A common quote here is “premature optimization is the root of all evil”. Link It is better if we first build up the application with the “minimal” effort in order to run our application with business logic before we begin to start the whole optimization process. Maybe for the initial version of application, we can try to run the application without a cache but if we find that the performance of the apis that we’re providing is too horrible, maybe we can then consider the cache idea. Or we can also relook at some of the sql queries that are being run; maybe the query is selecting too many records in its first pass etc. It is better to do this rather than worry for months if a cache is needed than have constant arguments of whether to keep the cache within the application or maybe, offload the cache to a central redis server or a dedicated redis server for the application.

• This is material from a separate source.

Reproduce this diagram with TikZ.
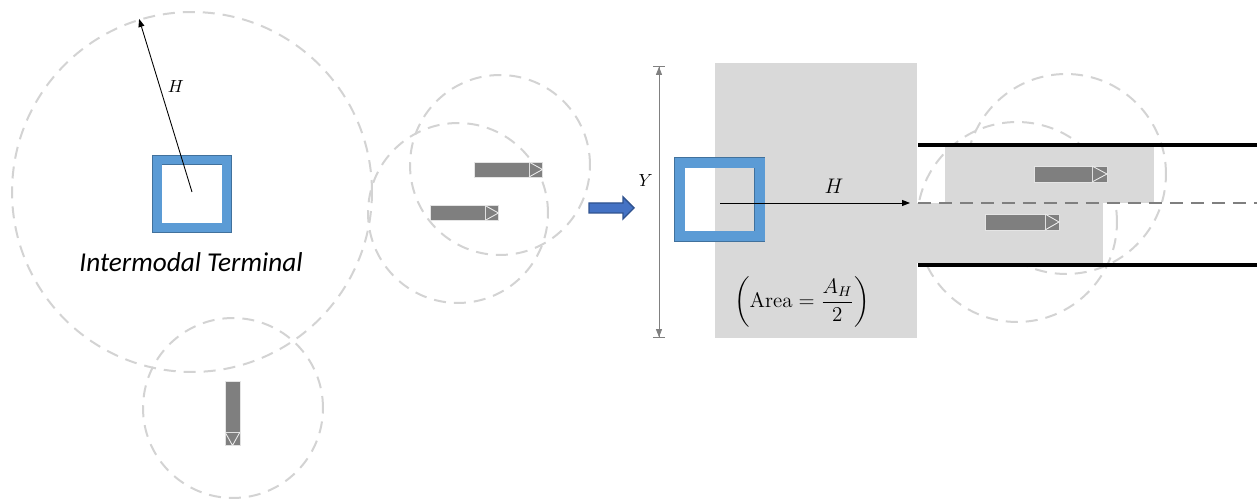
\documentclass[tikz,border=0pt]{standalone}
\usepackage{fontspec}
\usepackage{amsmath}
\newfontfamily\labelfont{Carlito}
\usepackage{tikz}
\usetikzlibrary{arrows.meta, positioning}

\definecolor{termblue}{HTML}{5B9BD5}
\definecolor{termedge}{HTML}{41719C}
\definecolor{flowblue}{HTML}{4472C4}
\definecolor{flowedge}{HTML}{2F528F}
\definecolor{areagray}{HTML}{D9D9D9}
\definecolor{ringgray}{HTML}{D3D3D3}
\definecolor{truckgray}{HTML}{7F7F7F}

\begin{document}
\begin{tikzpicture}[x=0.02cm, y=-0.02cm,
  zone/.style={circle, draw=ringgray, line width=0.04cm,
               dash pattern=on 0.24cm off 0.16cm, inner sep=0pt},
  terminal/.style={rectangle, draw=termedge, double=termblue,
                   double distance=0.18cm, line width=0.3pt, inner sep=0pt},
  truckbody/.style={rectangle, fill=truckgray, draw=white!90!black, line width=0.4pt,
                    minimum width=1.1cm, minimum height=0.3cm, inner sep=0pt, outer sep=0pt},
  truckcab/.style={rectangle, fill=truckgray, draw=white!88!black, line width=0.4pt,
                   minimum width=0.27cm, minimum height=0.3cm, inner sep=0pt, outer sep=0pt},
  cabmark/.style={draw=white!92!black, line width=0.5pt},
  areabox/.style={rectangle, fill=areagray, inner sep=0pt, outer sep=0pt},
  road/.style={line width=0.065cm},
  lane/.style={draw=truckgray, line width=0.055cm, dash pattern=on 0.26cm off 0.16cm},
  reach/.style={-{Triangle[length=0.16cm, width=0.12cm]}, line width=0.5pt},
  dimline/.style={draw=gray, line width=0.5pt,
    {Bar[width=0.24cm]Triangle[length=0.16cm,width=0.12cm]}-{Triangle[length=0.16cm,width=0.12cm]Bar[width=0.24cm]}}
]
\useasboundingbox (0,0) rectangle (1257,502);

% left: catchment rings
\node[zone, minimum size=7.2cm] (bigzone) at (192,192) {};
\node[zone, minimum size=3.6cm] (lowzone) at (233,408) {};
\node[zone, minimum size=3.6cm] (zoneone) at (500,165) {};
\node[zone, minimum size=3.6cm] (zonetwo) at (458,213) {};

\node[terminal, minimum width=1.4cm, minimum height=1.36cm] (termL) at (192,194) {};
\draw[reach] (bigzone.center) -- node[pos=0.61, right=1pt] {$H$} (bigzone.107);
\node[font=\labelfont\itshape\fontsize{15.5}{18}\selectfont] (termtext) at (191,262) {Intermodal Terminal};

% left trucks
\node[truckbody, anchor=west] (ta) at (474,169.5) {};
\node[truckcab, right=0pt of ta] (tac) {};
\draw[cabmark] (tac.north west) -- (tac.east) -- (tac.south west);
\node[truckbody, anchor=west] (tb) at (430,213) {};
\node[truckcab, right=0pt of tb] (tbc) {};
\draw[cabmark] (tbc.north west) -- (tbc.east) -- (tbc.south west);
\node[truckbody, rotate=-90, anchor=west, minimum width=1.02cm] (tv) at (232.5,381) {};
\node[truckcab, rotate=-90, anchor=west] (tvc) at (tv.east) {};
\draw[cabmark] (tvc.north west) -- (tvc.east) -- (tvc.south west);

% transition arrow
\draw[fill=flowblue, draw=flowedge, line width=0.8pt]
  (589,203) -- (623,203) -- (623,197) -- (634,208) -- (623,219) -- (623,213) -- (589,213) -- cycle;

% right: rings under the shaded areas
\node[zone, minimum size=4cm] (zonethree) at (1066,174) {};
\node[zone, minimum size=4cm] (zonefour) at (1017,222) {};

\node[areabox, minimum width=4.04cm, minimum height=5.5cm] (halfarea) at (816,200.5) {};
\node[areabox, minimum width=4.18cm, minimum height=1.12cm] (upperlane) at (1049.5,175) {};
\node[areabox, minimum width=3.76cm, minimum height=1.2cm] (lowerlane) at (1009,233) {};

\draw[road] (918,145) -- (1257,145);
\draw[road] (918,265) -- (1257,265);
\draw[lane] (918,203) -- (1257,203);

\node[truckbody, anchor=west, minimum width=1.16cm, minimum height=0.32cm] (tc) at (1034,174) {};
\node[truckcab, right=0pt of tc, minimum width=0.3cm, minimum height=0.32cm] (tcc) {};
\draw[cabmark] (tcc.north west) -- (tcc.east) -- (tcc.south west);
\node[truckbody, anchor=west, minimum width=1.2cm, minimum height=0.32cm] (td) at (985,222) {};
\node[truckcab, right=0pt of td, minimum width=0.28cm, minimum height=0.32cm] (tdc) {};
\draw[cabmark] (tdc.north west) -- (tdc.east) -- (tdc.south west);

\node[terminal, double distance=0.2cm, minimum width=1.6cm, minimum height=1.48cm] (termR) at (719.5,199.5) {};
\coordinate (hstart) at (720,203);
\coordinate (hend) at (910,203);
\draw[reach] (hstart) -- node[pos=0.6, above=2pt, font=\large] {$H$} (hend);

\coordinate (ytop) at (659,66);
\coordinate (ybot) at (659,338);
\draw[dimline] (ytop) -- node[pos=0.42, left=0pt] {$Y$} (ybot);

\node[font=\large] (arealabel) at (802,302) {$\left(\text{Area} = \dfrac{A_H}{2}\right)$};
\end{tikzpicture}
\end{document}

As an afterthought, I guess this kind of explains a bit of the whole of the tech sector moving towards containers. Applications within containers definitely take a performance hit (we’re traversing through another layer of abstraction), however, it makes it easier to understand what’s running in production if you’re able to isolate and encapsulate the runtimes of applications that to be shipped to production. The encapsulated container can be tested in various testing environments which makes it easier to understand what version of the application is in production and to ensure that the application dependencies are brought along with it. But of course, this is probably just one aspect to such a decision; there is definitely a variety of reasons that would result in a company to proceed and decide to utilize such technologies.